Exercise details
Everything in the listing except the pictures should be written out exactly.

[Start Data excerpt]

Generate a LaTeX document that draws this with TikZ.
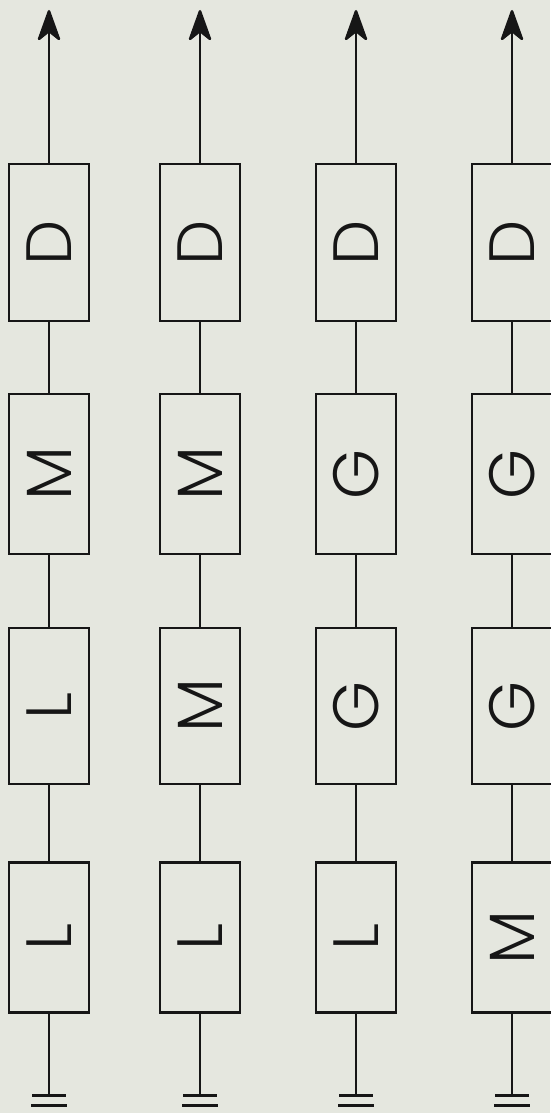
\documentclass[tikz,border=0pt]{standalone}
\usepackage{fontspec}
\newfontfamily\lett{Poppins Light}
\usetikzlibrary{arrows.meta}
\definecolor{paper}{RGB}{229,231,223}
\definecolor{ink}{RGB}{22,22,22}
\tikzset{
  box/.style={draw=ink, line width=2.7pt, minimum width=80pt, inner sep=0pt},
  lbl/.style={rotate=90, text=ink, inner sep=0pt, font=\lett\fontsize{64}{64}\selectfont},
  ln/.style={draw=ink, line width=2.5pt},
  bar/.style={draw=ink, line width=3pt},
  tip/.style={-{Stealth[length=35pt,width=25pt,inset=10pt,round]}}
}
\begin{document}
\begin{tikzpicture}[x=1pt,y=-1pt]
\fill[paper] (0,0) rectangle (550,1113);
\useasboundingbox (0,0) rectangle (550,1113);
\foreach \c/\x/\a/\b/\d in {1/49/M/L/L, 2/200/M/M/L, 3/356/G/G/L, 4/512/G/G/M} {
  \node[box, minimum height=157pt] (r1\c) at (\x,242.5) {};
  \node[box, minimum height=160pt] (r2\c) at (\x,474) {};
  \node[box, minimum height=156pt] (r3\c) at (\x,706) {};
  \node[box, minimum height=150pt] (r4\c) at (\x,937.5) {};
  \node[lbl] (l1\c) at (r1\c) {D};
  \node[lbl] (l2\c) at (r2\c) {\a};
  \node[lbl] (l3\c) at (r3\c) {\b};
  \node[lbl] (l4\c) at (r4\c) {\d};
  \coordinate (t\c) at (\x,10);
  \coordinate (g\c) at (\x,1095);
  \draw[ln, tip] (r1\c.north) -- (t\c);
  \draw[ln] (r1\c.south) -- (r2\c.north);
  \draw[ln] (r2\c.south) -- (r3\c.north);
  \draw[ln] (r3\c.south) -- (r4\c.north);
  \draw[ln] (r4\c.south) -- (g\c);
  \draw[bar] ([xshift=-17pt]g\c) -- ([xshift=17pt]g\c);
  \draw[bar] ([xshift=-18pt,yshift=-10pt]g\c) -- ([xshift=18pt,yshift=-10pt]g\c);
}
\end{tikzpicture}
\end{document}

[End Data excerpt]

Correct response
Generate a LaTeX document that draws this with TikZ.
\documentclass[tikz,border=0pt]{standalone}
\usepackage{fontspec}
\newfontfamily\lett{Poppins Light}
\usetikzlibrary{arrows.meta}
\definecolor{paper}{RGB}{229,231,223}
\definecolor{ink}{RGB}{22,22,22}
\tikzset{
  box/.style={draw=ink, line width=2.7pt, minimum width=80pt, inner sep=0pt},
  lbl/.style={rotate=90, text=ink, inner sep=0pt, font=\lett\fontsize{64}{64}\selectfont},
  ln/.style={draw=ink, line width=2.5pt},
  bar/.style={draw=ink, line width=3pt},
  tip/.style={-{Stealth[length=35pt,width=25pt,inset=10pt,round]}}
}
\begin{document}
\begin{tikzpicture}[x=1pt,y=-1pt]
\fill[paper] (0,0) rectangle (550,1113);
\useasboundingbox (0,0) rectangle (550,1113);
\foreach \c/\x/\a/\b/\d in {1/49/M/L/L, 2/200/M/M/L, 3/356/G/G/L, 4/512/G/G/M} {
  \node[box, minimum height=157pt] (r1\c) at (\x,242.5) {};
  \node[box, minimum height=160pt] (r2\c) at (\x,474) {};
  \node[box, minimum height=156pt] (r3\c) at (\x,706) {};
  \node[box, minimum height=150pt] (r4\c) at (\x,937.5) {};
  \node[lbl] (l1\c) at (r1\c) {D};
  \node[lbl] (l2\c) at (r2\c) {\a};
  \node[lbl] (l3\c) at (r3\c) {\b};
  \node[lbl] (l4\c) at (r4\c) {\d};
  \coordinate (t\c) at (\x,10);
  \coordinate (g\c) at (\x,1095);
  \draw[ln, tip] (r1\c.north) -- (t\c);
  \draw[ln] (r1\c.south) -- (r2\c.north);
  \draw[ln] (r2\c.south) -- (r3\c.north);
  \draw[ln] (r3\c.south) -- (r4\c.north);
  \draw[ln] (r4\c.south) -- (g\c);
  \draw[bar] ([xshift=-17pt]g\c) -- ([xshift=17pt]g\c);
  \draw[bar] ([xshift=-18pt,yshift=-10pt]g\c) -- ([xshift=18pt,yshift=-10pt]g\c);
}
\end{tikzpicture}
\end{document}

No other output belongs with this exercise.